Q.2 Whether the dealer registered on particular date under CST Act, 1956 can issue F forms for transactions effected prior to such date of registration.
Ans. In case of sale against ‘C’ form the requirement is that the sale is to registered dealer and hence the purchasing dealer is required to be registered on date of purchase. However as per the provisions of section 6A, there is no requirement that the transfer should be to registered branch/agent etc.. In other words, the transfer can be to unregistered branch/agent also.
 In view of amended provision of section 6A, F form will be required to substantiate the claim of branch transfer. The purpose of making F form mandatory is to have control over the transferee branches etc.. Therefore, there should not be any harm in allowing F form even for the transactions effected prior to date of registration, once registration is obtained under the CST Act. In fact, Hon. Madras High Court has already held above view as clear from the judgment in case of State of Tamil Nadu vs. Cocoa Products and Beverages Limited (109 STC 634) (Mad). The short gist of the said judgment is as under.

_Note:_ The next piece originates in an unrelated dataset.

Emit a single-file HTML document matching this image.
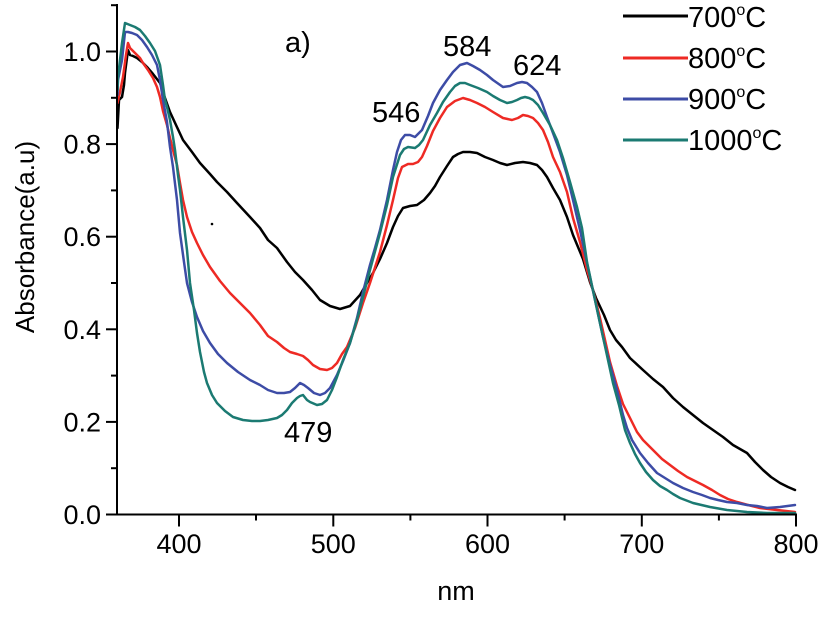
<!DOCTYPE html>
<html><head><meta charset="utf-8"><style>
html,body{margin:0;padding:0;background:#fff;}
svg{display:block;}
text{font-family:"Liberation Sans",Arial,sans-serif;fill:#000;}
</style></head><body>
<svg width="821" height="618" viewBox="0 0 821 618" xmlns="http://www.w3.org/2000/svg">
<rect width="821" height="618" fill="#fff"/>
<g fill="none" stroke-width="2.5" stroke-linejoin="round" stroke-linecap="round">
<polyline stroke="#000" points="117.5,128 119,100 122,97 124,85 125,73 128,50 130,55 133,56 137,58 142,62 147,67 153,74 160,83 165,98 170,112 176,125 183,140 192,152 200,163 210,174 217,182 227,192 237,203 250,217 260,228 268,240 277,248 287,262 295,272 303,280 312,290 320,300 330,306 340,309 350,306 360,295 367,283 373,273 380,259 387,243 393,227 398,216 403,208 410,206 417,205 424,200 430,193 435,186 440,177 447,166 453,157 458,154 463,152 470,152 477,153 485,157 493,160 500,163 507,165 515,163 523,162 530,163 537,165 542,170 547,177 553,188 560,200 567,217 573,235 578,247 583,259 590,282 596,298 604,315 610,330 616,340 622,347 630,358 643,370 653,379 663,387 673,398 683,407 693,415 703,423 713,430 723,437 733,445 747,453 755,462 763,470 771,477 780,483 788,487 795,490"/>
<polyline stroke="#ee2a24" points="117.5,103 120,92 123,77 126,55 128,43 130,48 135,53 140,58 143,63 148,70 153,78 157,87 160,97 163,111 167,125 170,138 173,150 177,165 180,183 183,200 187,217 192,232 197,243 203,255 210,267 220,281 230,293 240,303 250,313 260,325 268,336 277,342 284,348 290,352 297,354 303,356 308,360 313,365 320,369 327,370 332,368 337,363 342,354 347,347 355,328 363,303 370,283 380,252 387,225 393,200 398,178 402,167 408,164 413,164 418,162 422,157 427,146 433,131 440,118 447,107 455,101 463,98 470,100 477,103 485,107 493,112 503,118 512,120 518,118 523,115 528,116 533,118 538,123 543,130 548,142 553,157 560,172 567,192 573,218 580,242 587,270 593,290 600,318 605,340 610,362 617,386 623,404 630,418 637,432 643,440 653,450 662,459 670,465 678,471 687,477 695,481 703,485 712,490 720,495 728,499 737,502 748,505 760,508 777,510 795,512"/>
<polyline stroke="#3d4ca6" points="117.5,95 118,80 122,60 125,32 128,32 132,33 137,35 142,40 147,47 152,55 157,65 160,80 163,100 167,122 170,147 173,167 177,200 180,233 184,262 187,283 192,302 197,317 203,331 210,343 218,354 227,363 238,372 250,380 260,385 268,390 277,393 284,393 290,392 295,388 300,383 304,385 308,388 314,393 320,395 325,393 330,388 337,375 343,361 350,343 357,318 363,292 370,265 375,248 380,230 387,200 393,170 397,152 401,140 405,135 410,135 415,137 418,134 422,130 428,116 433,103 440,90 447,80 453,72 460,65 467,63 473,66 480,70 487,75 493,80 503,87 510,86 517,83 522,82 527,83 532,87 537,92 542,103 547,117 553,133 560,152 567,175 573,200 580,230 587,263 595,300 603,337 610,365 617,390 623,415 627,428 632,440 640,453 648,463 657,473 665,478 673,483 683,488 693,492 702,495 710,498 718,500 727,502 737,503 747,505 757,506 767,508 780,507 795,505"/>
<polyline stroke="#1b7a72" points="117.5,90 118,77 122,43 125,23 130,25 135,27 140,30 145,36 150,43 155,51 160,65 163,85 165,100 167,107 170,120 173,137 175,150 178,175 180,190 183,217 187,250 190,283 194,310 197,333 200,352 204,372 207,383 212,395 217,403 225,411 233,417 243,420 252,421 260,421 268,420 277,418 282,415 287,410 292,403 297,398 300,396 303,395 307,400 310,402 317,405 322,404 327,400 332,390 337,377 343,360 350,343 357,320 363,297 370,270 380,233 387,205 393,177 400,155 404,149 408,147 415,148 419,145 423,140 430,125 437,113 443,102 450,92 455,86 460,83 465,83 470,85 478,88 487,92 493,96 500,100 507,103 512,102 517,100 521,98 525,97 529,98 533,100 538,105 543,113 550,125 557,140 563,158 570,182 577,207 582,228 587,262 595,300 603,337 608,360 613,383 619,405 625,430 630,443 635,454 640,463 646,472 653,480 660,486 667,490 673,494 680,498 693,503 710,507 727,510 747,512 767,513 795,513"/>
</g>
<circle cx="212" cy="224" r="1.3" fill="#000"/>
<g stroke="#000" stroke-width="2" fill="none">
<line x1="117" y1="4" x2="117" y2="515.5"/>
<line x1="106" y1="514.5" x2="797" y2="514.5"/>
<line x1="106" y1="421.9" x2="117" y2="421.9"/>
<line x1="106" y1="329.3" x2="117" y2="329.3"/>
<line x1="106" y1="236.7" x2="117" y2="236.7"/>
<line x1="106" y1="144.1" x2="117" y2="144.1"/>
<line x1="106" y1="51.5" x2="117" y2="51.5"/>
<line x1="111" y1="468.2" x2="117" y2="468.2"/>
<line x1="111" y1="375.6" x2="117" y2="375.6"/>
<line x1="111" y1="283" x2="117" y2="283"/>
<line x1="111" y1="190.4" x2="117" y2="190.4"/>
<line x1="111" y1="97.8" x2="117" y2="97.8"/>
<line x1="111" y1="5.2" x2="117" y2="5.2"/>
<line x1="179" y1="514.5" x2="179" y2="526.5"/>
<line x1="333.3" y1="514.5" x2="333.3" y2="526.5"/>
<line x1="487.5" y1="514.5" x2="487.5" y2="526.5"/>
<line x1="641.8" y1="514.5" x2="641.8" y2="526.5"/>
<line x1="796" y1="514.5" x2="796" y2="526.5"/>
<line x1="256" y1="514.5" x2="256" y2="520.5"/>
<line x1="410.4" y1="514.5" x2="410.4" y2="520.5"/>
<line x1="564.6" y1="514.5" x2="564.6" y2="520.5"/>
<line x1="718.9" y1="514.5" x2="718.9" y2="520.5"/>
</g>
<g font-size="27" text-anchor="end">
<text x="101" y="524">0.0</text>
<text x="101" y="431.4">0.2</text>
<text x="101" y="338.8">0.4</text>
<text x="101" y="246.2">0.6</text>
<text x="101" y="153.6">0.8</text>
<text x="101" y="61">1.0</text>
</g>
<g font-size="27" text-anchor="middle">
<text x="179" y="553">400</text>
<text x="333.3" y="553">500</text>
<text x="487.5" y="553">600</text>
<text x="641.8" y="553">700</text>
<text x="796" y="553">800</text>
<text x="456" y="600">nm</text>
</g>
<text font-size="26" text-anchor="middle" transform="translate(34,237) rotate(-90)">Absorbance(a.u)</text>
<g font-size="29">
<text x="285" y="52">a)</text>
<text x="443" y="56">584</text>
<text x="513" y="75">624</text>
<text x="372" y="122">546</text>
<text x="284" y="442">479</text>
</g>
<g stroke-width="3">
<line x1="623" y1="16" x2="688" y2="16" stroke="#000"/>
<line x1="623" y1="58" x2="688" y2="58" stroke="#ee2a24"/>
<line x1="623" y1="99" x2="688" y2="99" stroke="#3d4ca6"/>
<line x1="623" y1="140" x2="688" y2="140" stroke="#1b7a72"/>
</g>
<g font-size="29">
<text x="688" y="27">700<tspan font-size="16" dy="-12">o</tspan><tspan dy="12">C</tspan></text>
<text x="688" y="68">800<tspan font-size="16" dy="-12">o</tspan><tspan dy="12">C</tspan></text>
<text x="688" y="109">900<tspan font-size="16" dy="-12">o</tspan><tspan dy="12">C</tspan></text>
<text x="688" y="150">1000<tspan font-size="16" dy="-12">o</tspan><tspan dy="12">C</tspan></text>
</g>
</svg>
</body></html>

In this case the issue was about F forms for transactions prior to date of registration. “Hon. High Court held that the information required on the body of form “F” as to “date from which registration is valid” and the first proviso to rule 12(5) of the Rules, has to be construed in a liberal way so as to foster or develop inter-State trade or commerce. If liberally interpreted, it is permissible for the dealer to obtain declaration form “F” from the appropriate tax officer, even in respect of consignments received during the period he was not registered;”
In light of above the dealers can have sigh of relief as they can obtain F forms for prior transactions also, in case the transfer at initial stage was to unregistered branch etc.